Here I sit at 2 minutes past midnight with a blank screen in front of me and no idea what to write about. Who is my target audience? Well, in a case like this – nobody I guess. It is highly unlikely that this article will appeal to anyone unless I can focus and get some direction. So, let me see where to go from here.
Blank Screen Syndrome
There are many theories and smart pieces of advice available on the web explaining what to do when you suffer from that dreaded writer’s block. Some of the classic problems are:
You cannot come up with an idea
Wow, sounds just like my situation. – I have absolutely no idea what to write, my screen is blank and I am deleting text as fast as I type it. This is where I am supposed to step back and write something trivial to get the ideas going again. Yeah, right. At 6 minutes past midnight my head is screaming for sleep and I am going cross-eyed. I should be off to bed, but I am determined to complete the assignment tonight.
All the ideas peter out
Oh yes, here we go again. Just when I thought I had a really cool idea all sorted out I lose interest or realise that no target audience in the world will be interested in it. Another idea dies a silent death only to be replaced by the next even crazier one. This is going to be a long night.

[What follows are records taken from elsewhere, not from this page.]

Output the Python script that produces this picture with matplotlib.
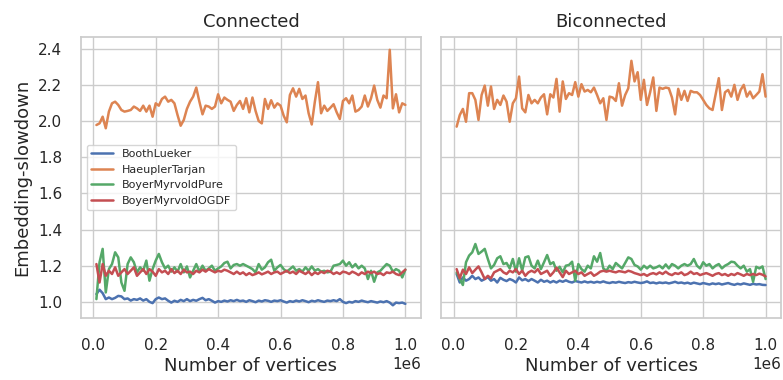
import matplotlib
matplotlib.use("Agg")
import matplotlib.pyplot as plt
import seaborn as sns

# vertex counts of the sampled graphs
vertices = list(range(10000, 1000001, 10000))

booth_conn = [
    1.043, 1.067, 1.048, 1.015, 1.024, 1.015, 1.022, 1.033, 1.030, 1.015,
    1.019, 1.007, 1.015, 1.011, 1.019, 1.007, 1.015, 1.000, 0.993, 1.015,
    1.024, 1.015, 1.019, 1.006, 0.996, 1.006, 1.000, 1.011, 1.004, 1.015,
    1.004, 1.011, 1.006, 1.015, 1.022, 1.009, 1.015, 1.006, 0.996, 1.004,
    1.000, 1.007, 1.002, 1.009, 1.004, 1.011, 1.004, 1.007, 1.000, 1.009,
    1.004, 0.998, 1.007, 1.002, 1.009, 1.006, 1.000, 1.007, 1.004, 1.009,
    1.002, 0.996, 1.004, 1.000, 1.007, 1.002, 1.009, 1.004, 0.998, 1.006,
    1.002, 1.009, 1.004, 1.000, 1.007, 1.004, 1.009, 1.004, 1.015, 1.000,
    0.993, 1.000, 0.996, 1.004, 1.000, 1.007, 1.002, 0.998, 1.004, 1.000,
    0.996, 1.002, 0.998, 1.004, 0.996, 0.981, 0.996, 0.993, 0.996, 0.989,
]
haeupler_conn = [
    1.978, 1.987, 2.024, 1.960, 2.052, 2.098, 2.107, 2.089, 2.061, 2.052,
    2.056, 2.061, 2.080, 2.070, 2.056, 2.085, 2.052, 2.085, 2.024, 2.098,
    2.085, 2.122, 2.135, 2.107, 2.117, 2.098, 2.033, 1.974, 2.006, 2.067,
    2.107, 2.135, 2.185, 2.107, 2.037, 2.085, 2.080, 2.067, 2.080, 2.148,
    2.098, 2.130, 2.117, 2.107, 2.056, 2.089, 2.111, 2.067, 2.126, 2.048,
    2.130, 2.056, 2.000, 1.987, 2.122, 2.067, 2.115, 2.074, 2.098, 2.085,
    2.030, 1.993, 2.144, 2.181, 2.135, 2.178, 2.122, 2.141, 2.043, 1.981,
    2.107, 2.215, 2.043, 2.085, 2.056, 2.074, 2.093, 2.048, 2.011, 2.111,
    2.126, 2.098, 2.141, 2.052, 2.061, 2.080, 2.141, 2.080, 2.126, 2.196,
    2.117, 2.074, 2.141, 2.126, 2.394, 2.070, 2.148, 2.048, 2.098, 2.089,
]
bm_pure_conn = [
    1.015, 1.219, 1.293, 1.052, 1.181, 1.209, 1.274, 1.246, 1.107, 1.061,
    1.209, 1.246, 1.219, 1.163, 1.191, 1.172, 1.228, 1.117, 1.181, 1.228,
    1.265, 1.219, 1.185, 1.200, 1.167, 1.191, 1.167, 1.209, 1.163, 1.196,
    1.135, 1.172, 1.209, 1.167, 1.200, 1.172, 1.185, 1.200, 1.172, 1.185,
    1.196, 1.215, 1.222, 1.185, 1.204, 1.209, 1.200, 1.209, 1.200, 1.191,
    1.181, 1.163, 1.209, 1.178, 1.191, 1.219, 1.233, 1.172, 1.191, 1.204,
    1.181, 1.167, 1.181, 1.196, 1.172, 1.181, 1.167, 1.191, 1.172, 1.196,
    1.172, 1.181, 1.167, 1.172, 1.163, 1.167, 1.200, 1.204, 1.209, 1.228,
    1.200, 1.219, 1.191, 1.209, 1.185, 1.200, 1.185, 1.126, 1.172, 1.111,
    1.163, 1.172, 1.191, 1.209, 1.200, 1.167, 1.181, 1.172, 1.135, 1.178,
]
bm_ogdf_conn = [
    1.209, 1.107, 1.209, 1.144, 1.172, 1.154, 1.191, 1.144, 1.163, 1.181,
    1.154, 1.172, 1.191, 1.144, 1.163, 1.181, 1.154, 1.181, 1.167, 1.144,
    1.181, 1.163, 1.172, 1.154, 1.181, 1.159, 1.172, 1.154, 1.178, 1.163,
    1.167, 1.154, 1.172, 1.163, 1.178, 1.167, 1.181, 1.172, 1.163, 1.172,
    1.167, 1.178, 1.172, 1.163, 1.154, 1.167, 1.154, 1.163, 1.148, 1.159,
    1.148, 1.154, 1.163, 1.152, 1.159, 1.167, 1.154, 1.163, 1.167, 1.154,
    1.163, 1.172, 1.159, 1.167, 1.154, 1.172, 1.163, 1.154, 1.167, 1.148,
    1.163, 1.154, 1.167, 1.159, 1.172, 1.167, 1.154, 1.163, 1.154, 1.167,
    1.163, 1.154, 1.167, 1.159, 1.148, 1.163, 1.154, 1.167, 1.159, 1.167,
    1.154, 1.159, 1.148, 1.163, 1.159, 1.167, 1.154, 1.148, 1.163, 1.178,
]

booth_bicon = [
    1.154, 1.107, 1.135, 1.117, 1.126, 1.144, 1.126, 1.135, 1.117, 1.126,
    1.137, 1.117, 1.126, 1.107, 1.133, 1.122, 1.115, 1.126, 1.119, 1.107,
    1.135, 1.119, 1.126, 1.115, 1.126, 1.117, 1.107, 1.122, 1.111, 1.117,
    1.107, 1.115, 1.107, 1.117, 1.111, 1.119, 1.111, 1.107, 1.115, 1.111,
    1.107, 1.113, 1.107, 1.111, 1.106, 1.111, 1.107, 1.113, 1.107, 1.104,
    1.109, 1.106, 1.111, 1.107, 1.104, 1.109, 1.106, 1.111, 1.107, 1.104,
    1.107, 1.113, 1.104, 1.107, 1.102, 1.107, 1.104, 1.107, 1.102, 1.106,
    1.111, 1.104, 1.107, 1.102, 1.106, 1.100, 1.106, 1.102, 1.098, 1.104,
    1.100, 1.096, 1.102, 1.098, 1.102, 1.096, 1.100, 1.104, 1.098, 1.094,
    1.100, 1.096, 1.102, 1.098, 1.094, 1.100, 1.096, 1.098, 1.094, 1.093,
]
haeupler_bicon = [
    1.969, 2.033, 2.067, 1.996, 2.154, 2.154, 2.117, 2.006, 2.144, 2.196,
    2.085, 2.191, 2.067, 2.117, 2.089, 2.141, 2.107, 1.996, 2.098, 2.126,
    2.246, 2.070, 2.048, 2.144, 2.098, 2.117, 2.098, 2.130, 2.148, 2.037,
    2.148, 2.130, 2.233, 2.052, 2.219, 2.122, 2.154, 2.144, 2.215, 2.135,
    2.204, 2.163, 2.172, 2.159, 2.185, 2.144, 2.098, 2.126, 2.006, 2.135,
    2.130, 2.111, 2.209, 2.085, 2.144, 2.181, 2.333, 2.219, 2.270, 2.117,
    2.228, 2.089, 2.159, 2.241, 2.056, 2.185, 2.178, 2.185, 2.181, 2.130,
    2.037, 2.178, 2.117, 2.167, 2.111, 2.167, 2.159, 2.159, 2.144, 2.117,
    2.089, 2.070, 2.061, 2.148, 2.237, 2.061, 2.159, 2.172, 2.135, 2.200,
    2.117, 2.172, 2.200, 2.135, 2.163, 2.126, 2.144, 2.163, 2.259, 2.135,
]
bm_pure_bicon = [
    1.163, 1.126, 1.093, 1.219, 1.256, 1.274, 1.320, 1.265, 1.278, 1.293,
    1.237, 1.185, 1.204, 1.241, 1.252, 1.209, 1.215, 1.185, 1.237, 1.167,
    1.241, 1.172, 1.246, 1.252, 1.200, 1.185, 1.228, 1.181, 1.219, 1.259,
    1.209, 1.219, 1.172, 1.194, 1.163, 1.200, 1.204, 1.222, 1.117, 1.209,
    1.181, 1.167, 1.200, 1.185, 1.252, 1.222, 1.270, 1.185, 1.172, 1.200,
    1.181, 1.215, 1.200, 1.185, 1.215, 1.246, 1.237, 1.204, 1.196, 1.178,
    1.200, 1.185, 1.200, 1.185, 1.191, 1.200, 1.185, 1.207, 1.185, 1.209,
    1.200, 1.185, 1.200, 1.209, 1.200, 1.209, 1.237, 1.200, 1.185, 1.219,
    1.200, 1.209, 1.185, 1.200, 1.209, 1.185, 1.200, 1.209, 1.222, 1.219,
    1.200, 1.185, 1.200, 1.167, 1.181, 1.111, 1.194, 1.185, 1.196, 1.126,
]
bm_ogdf_bicon = [
    1.181, 1.130, 1.178, 1.154, 1.191, 1.159, 1.178, 1.196, 1.163, 1.126,
    1.144, 1.130, 1.163, 1.172, 1.181, 1.163, 1.154, 1.172, 1.163, 1.181,
    1.154, 1.172, 1.144, 1.163, 1.172, 1.163, 1.181, 1.154, 1.163, 1.172,
    1.144, 1.163, 1.189, 1.163, 1.137, 1.172, 1.154, 1.163, 1.172, 1.154,
    1.163, 1.144, 1.154, 1.163, 1.144, 1.154, 1.167, 1.172, 1.167, 1.172,
    1.167, 1.163, 1.170, 1.167, 1.163, 1.172, 1.167, 1.159, 1.154, 1.148,
    1.154, 1.144, 1.154, 1.159, 1.152, 1.163, 1.154, 1.167, 1.154, 1.148,
    1.159, 1.154, 1.163, 1.148, 1.154, 1.167, 1.154, 1.159, 1.148, 1.154,
    1.159, 1.152, 1.144, 1.154, 1.159, 1.148, 1.154, 1.144, 1.154, 1.148,
    1.159, 1.152, 1.144, 1.154, 1.148, 1.154, 1.148, 1.156, 1.150, 1.141,
]

algorithms = ["BoothLueker", "HaeuplerTarjan", "BoyerMyrvoldPure", "BoyerMyrvoldOGDF"]
panels = {
    "Connected": [booth_conn, haeupler_conn, bm_pure_conn, bm_ogdf_conn],
    "Biconnected": [booth_bicon, haeupler_bicon, bm_pure_bicon, bm_ogdf_bicon],
}

sns.set_theme(style="whitegrid")
plt.rcParams.update(
    {
        "axes.labelsize": 13,
        "axes.titlesize": 13,
        "xtick.major.pad": 8,
        "ytick.major.pad": 7.5,
    }
)
colors = sns.color_palette("deep")

fig, axes = plt.subplots(1, 2, sharey=True, figsize=(7.83, 3.8))
fig.subplots_adjust(left=0.1034, right=0.9975, top=0.9026, bottom=0.163, wspace=0.06)

for ax, (title, series) in zip(axes, panels.items()):
    for name, values, color in zip(algorithms, series, colors):
        ax.plot(vertices, values, color=color, linewidth=1.8, label=name)
    ax.set_title(title, pad=7.5)
    ax.set_xlabel("Number of vertices", labelpad=3)
    ax.set_xticks([0, 200000, 400000, 600000, 800000, 1000000])

axes[0].set_yticks([1.0, 1.2, 1.4, 1.6, 1.8, 2.0, 2.2, 2.4])
axes[0].set_ylabel("Embedding-slowdown", labelpad=5)
axes[0].legend(loc="center left", fontsize=8)

fig.savefig("out.png", dpi=100)
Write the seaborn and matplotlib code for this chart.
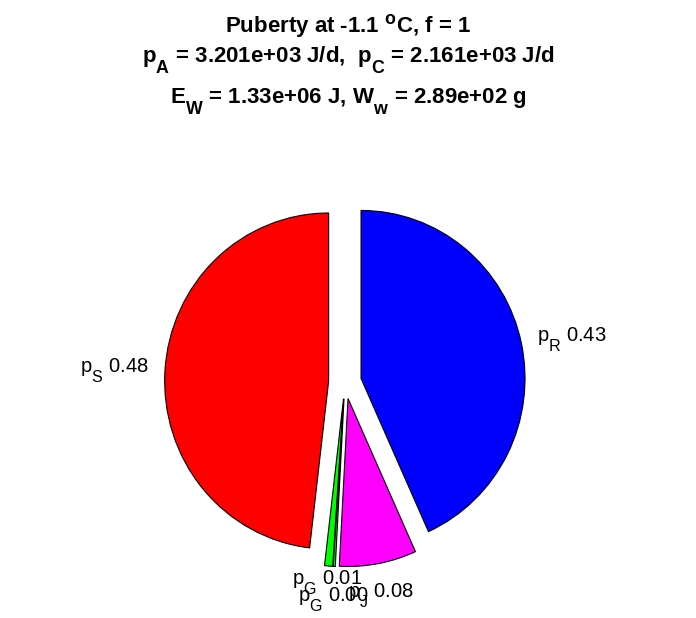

I have an outline but cannot expand on it
At last, things are starting to fall into place. My article has an outline, but whatever I try, the article will not stay on track. The outline is faulty and I do not know how to fix it without a major re-write. Worse still, I have two peaks in my article and I do not know how to get from one to the other. – Off to the bin we go.
If nothing works on paper do some physical exercise
I read somewhere that physical exercise is a sure way to get fresh blood flowing to the brain and this may stimulate the creative juices. Well, I can go for a walk or hit the treadmill. However, neither option appeals to me right now. This is Africa and you do not go walking around alone at this time of the night, well not unless you have a death wish. That leaves the treadmill then. Hmm, this will be fun! I can just imagine the look on my daughters face after being woken by our rather noisy treadmill.
I found a very helpful diagram produced by New York Book Editors (www.nybookeditors.com) that explains how to solve this terrible problem and will make use of it in future. It is too late for me to salvage anything more constructive than I already have.